In the last 4 years, I personally have had 4 jobs. The job that I had when I met Jacob, a temp job that I had until I started working at STS, then of course STS, and now Portamedic. I just don’t get it! And it’s really starting to get to me.
So not only are we broke right now, but we are in debt like no other. Jacob needs to get his taxes done, which if he gets back the amount that he thinks he will, then we should be able to pay off some things and be comfortable again. The car has been acting up lately though, so God only knows what is wrong with it and how much it will cost to fix it. I have to pay for plane tickets to Nebraska next Friday. There’s no ifs ands or buts about that. The only thing that could save us money in that trip is if only I go back without him. As irritated as I am with him right now, I don’t want to leave him behind.
On top of our regular bills, we got a notice the other day that our rent is going up an additional $88 per month starting in June. If we don’t renew our lease then we will have to also pay an additional $100 on top of that. I would consider moving it wasn’t for the fact that Jacob’s credit is continuing to get fucked up right now due to the fact that we can’t afford to pay all his credit card bills. Yeah… he started out by getting one credit card, but then the dumb ass went stir crazy and now has four of the damn things… all maxed out and over their limits. I told him not to fuck around with credit cards. Needless to say… he didn’t listen.
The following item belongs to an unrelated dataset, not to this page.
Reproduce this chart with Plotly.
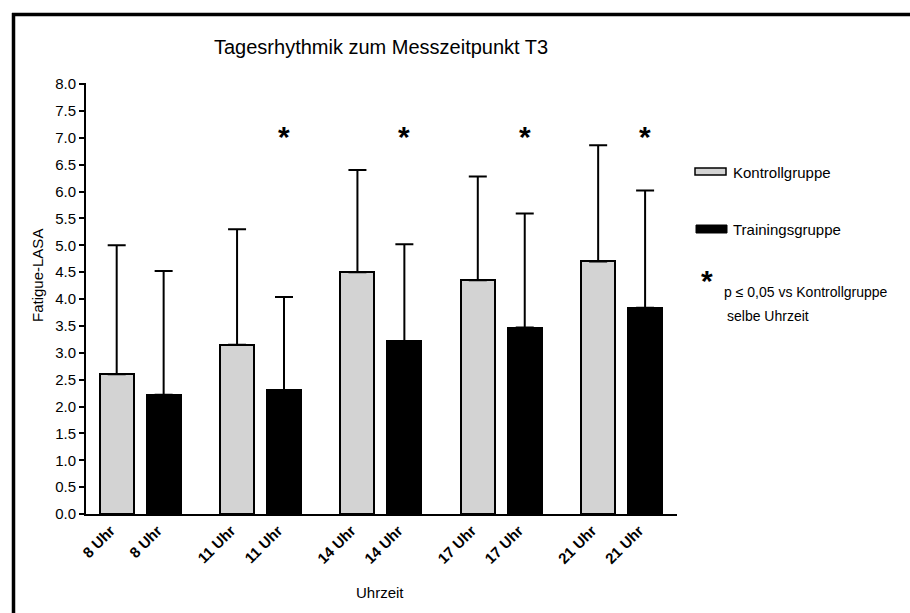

Okay… on that note… just because I want to continue to keep track. These are the books that I’ve either read or that I am reading right now.
I’m out of here.
Laters,
JamieLynn
*EDIT*
Seems that my husband is going to have to pay the IRS instead of getting a refund. He evidentally thought that he would claim 2 on his W-4s instead of 0 like he should have.
Awww I’m sorry you’re going through this. Money stress is the worst. Why can’t he hold a job? He needs to realize it’s time to grow up. 95% of people don’t like their jobs. Suck it up, you’re an adult now. Sometimes being financially stable is more important than loving your job.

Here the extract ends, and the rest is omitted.